Hartford has not met its burden to show that the shipment of doors and windows was delivered to Maersk in good order and condition. Its vague and generalised testimony does not demonstrate on a preponderance of the evidence that the glass windows and doors were in good order and condition at the time of their delivery to Maersk. The testimony about Munster Joinery's general practices for packing and securing shipments to Klearwall are of little or no value because they do not describe the cargo in this case. The near identical wording in the testimony of Hartford's witnesses further weighs against their credibility. While a clean bill of lading may establish a presumption that cargo was tendered in good order and condition, the bills of lading fail to do so here because the containers were sealed when delivered to Maersk. The bills of lading reflect that the containers were sealed. The bills of lading do not demonstrate that the cargo was delivered in good order and condition.
Additionally, while it is undisputed that the cargo was damaged and unusable by the time it reached its final destination in Connecticut, Hartford has not offered evidence of its condition at the time of out-turn from Maersk. After the cargo was discharged by Maersk at the Port of Newark, it was trucked to Connecticut by Sapsan. The trial record does not include evidence about the cargo handling by Sapsan, such as testimony from Sapsan that it trucked the two containers without incident. The body of one cargo container was said to be visibly damaged, with the sides and the roof 'pushed out'. Hartford has not offered evidence that such outwardly visible damage was also apparent to Sapsan at the time that it took custody of the containers at the Port of Newark. Hartford has not shown by a preponderance of the evidence that the cargo was in good order and condition at the time of delivery to Maersk, or that the cargo was damaged at the time of its out-turn at the Port of Newark.
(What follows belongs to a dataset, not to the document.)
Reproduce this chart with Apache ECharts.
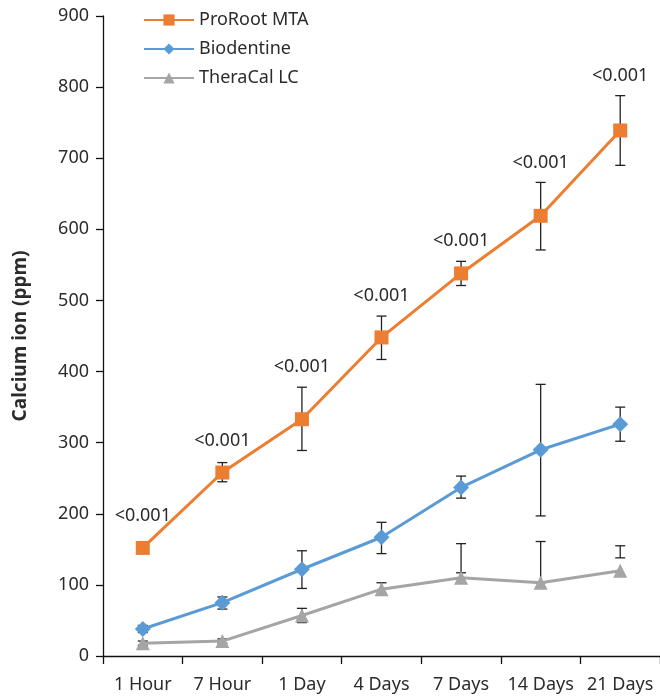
<!DOCTYPE html>
<html>
<head>
<meta charset="utf-8">
<script src="https://cdn.jsdelivr.net/npm/echarts@6/dist/echarts.min.js"></script>
<style>
html, body { margin: 0; padding: 0; background: #fff; }
#main { width: 660px; height: 697px; }
</style>
</head>
<body>
<div id="main"></div>
<script>
var categories = ['1 Hour', '7 Hour', '1 Day', '4 Days', '7 Days', '14 Days', '21 Days'];
var seriesNames = ['ProRoot MTA', 'Biodentine', 'TheraCal LC'];

var mtaValues = [152, 258, 333, 448, 538, 619, 739];
var bioValues = [38, 75, 122, 167, 237, 290, 326];
var theraValues = [18, 21, 57, 94, 110, 103, 120];

// error bars as [low, high]
var mtaErrors = [[147, 158], [245, 272], [289, 378], [417, 478], [521, 555], [571, 666], [690, 788]];
var bioErrors = [[33, 43], [66, 83], [95, 148], [144, 188], [222, 253], [197, 382], [302, 350]];
var theraErrors = [[15, 21], [18, 24], [47, 67], [86, 103], [117, 158], [103, 161], [138, 155]];

var pLabels = ['<0.001', '<0.001', '<0.001', '<0.001', '<0.001', '<0.001', '<0.001'];

var colors = ['#ED7D31', '#5B9BD5', '#A5A5A5'];
var textColor = '#2b2b2b';
var fontFamily = '"Noto Sans", sans-serif';

function errorData(errs) {
	return errs.map(function(e, i) { return [i, e[0], e[1]]; });
}

function renderError(params, api) {
	var x = api.coord([api.value(0), 0])[0];
	var yLow = api.coord([api.value(0), api.value(1)])[1];
	var yHigh = api.coord([api.value(0), api.value(2)])[1];
	var cap = 5;
	var style = { stroke: '#222', lineWidth: 1.3 };
	return {
		type: 'group',
		children: [
			{ type: 'line', shape: { x1: x, y1: yLow, x2: x, y2: yHigh }, style: style },
			{ type: 'line', shape: { x1: x - cap, y1: yLow, x2: x + cap, y2: yLow }, style: style },
			{ type: 'line', shape: { x1: x - cap, y1: yHigh, x2: x + cap, y2: yHigh }, style: style }
		]
	};
}

function errorSeries(errs) {
	return {
		type: 'custom',
		renderItem: renderError,
		data: errorData(errs),
		z: 1,
		silent: true,
		encode: { x: 0, y: [1, 2] }
	};
}

var labelData = mtaValues.map(function(v, i) {
	return [i, v, mtaErrors[i][1], pLabels[i]];
});

var chart = echarts.init(document.getElementById('main'));
chart.setOption({
	animation: false,
	color: colors,
	textStyle: { fontFamily: fontFamily },
	grid: { left: 103, right: -3, top: 16, bottom: 41, containLabel: false },
	legend: {
		orient: 'vertical',
		left: 143,
		top: 11,
		padding: 0,
		itemWidth: 50,
		itemHeight: 14,
		itemGap: 11,
		data: seriesNames,
		textStyle: { color: textColor, fontSize: 18, lineHeight: 18, fontFamily: fontFamily }
	},
	xAxis: {
		type: 'category',
		data: categories,
		boundaryGap: true,
		axisLine: { lineStyle: { color: '#111', width: 1.3 } },
		axisTick: { show: true, interval: 0, length: 8, lineStyle: { color: '#111', width: 1.3 } },
		axisLabel: { interval: 0, color: textColor, fontSize: 18, margin: 20, fontFamily: fontFamily }
	},
	yAxis: {
		type: 'value',
		min: 0,
		max: 900,
		interval: 100,
		name: 'Calcium ion (ppm)',
		nameLocation: 'middle',
		nameGap: 73,
		nameTextStyle: { color: textColor, fontSize: 19, fontWeight: 'bold', fontFamily: fontFamily },
		splitLine: { show: false },
		axisLine: { show: true, lineStyle: { color: '#111', width: 1.3 } },
		axisTick: { show: true, length: 7, lineStyle: { color: '#111', width: 1.3 } },
		axisLabel: { color: textColor, fontSize: 18, margin: 14, fontFamily: fontFamily }
	},
	series: [
		{
			name: seriesNames[0],
			type: 'line',
			data: mtaValues,
			symbol: 'rect',
			symbolSize: 14,
			lineStyle: { width: 3, color: colors[0] },
			itemStyle: { color: colors[0] },
			z: 4
		},
		{
			name: seriesNames[1],
			type: 'line',
			data: bioValues,
			symbol: 'diamond',
			symbolSize: 16,
			lineStyle: { width: 3, color: colors[1] },
			itemStyle: { color: colors[1] },
			z: 3
		},
		{
			name: seriesNames[2],
			type: 'line',
			data: theraValues,
			symbol: 'triangle',
			symbolSize: 14,
			lineStyle: { width: 3, color: colors[2] },
			itemStyle: { color: colors[2] },
			z: 2
		},
		errorSeries(mtaErrors),
		errorSeries(bioErrors),
		errorSeries(theraErrors),
		{
			type: 'custom',
			silent: true,
			z: 5,
			data: labelData,
			encode: { x: 0, y: 1 },
			renderItem: function(params, api) {
				var p = api.coord([api.value(0), api.value(1)]);
				var yTop = api.coord([api.value(0), api.value(2)])[1];
				var y = Math.min(yTop, p[1] - 12) - 20;
				return {
					type: 'text',
					style: {
						x: p[0],
						y: y,
						text: labelData[params.dataIndex][3],
						fill: textColor,
						font: '18px ' + fontFamily,
						textAlign: 'center',
						textVerticalAlign: 'middle'
					}
				};
			}
		}
	]
});
</script>
</body>
</html>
Nor has Hartford demonstrated that the nature of the cargo's damage is sufficient to attribute the harm to Maersk. It also has not relied on this ground when explaining its prima facie case. There is no evidence that the damage occurred due to exposure to water or other elements associated with sea carriage. At trial, Hartford speculated that the damage was necessarily caused by inclement weather on the high seas, but the record contains no evidence of the weather conditions during the cargo's ocean voyage.
Even if Hartford had made out a prima facie case, Maersk has proved by a preponderance of the evidence that the cargo was damaged because of 'insufficiency of packing'. If a plaintiff has made a prima facie case under COGSA, the burden shifts to the defendant to show that one of the statutory COGSA exceptions to liability exists. Once a COGSA exception is established, the burden then returns to the shipper or consignee to show that there were concurrent causes of loss in the fault and neglect of the carrier. 'Insufficiency of packing' is one such statutory exception to liability. There is strong evidence that the glass windows and doors were insufficiently packaged at Munster Joinery. The condition of the containers also supports the conclusion that any damage to the cargo was a result of inadequate packing. The containers were placed back in use immediately upon their return to Newark and used in a shipment to China. Because they were returned to use almost immediately, the weight of the evidence supports the conclusion that the containers suffered only limited and superficial damage during the shipment, a result that is more consistent with deficient packing and loading, rather than the neglect or fault of the carrier.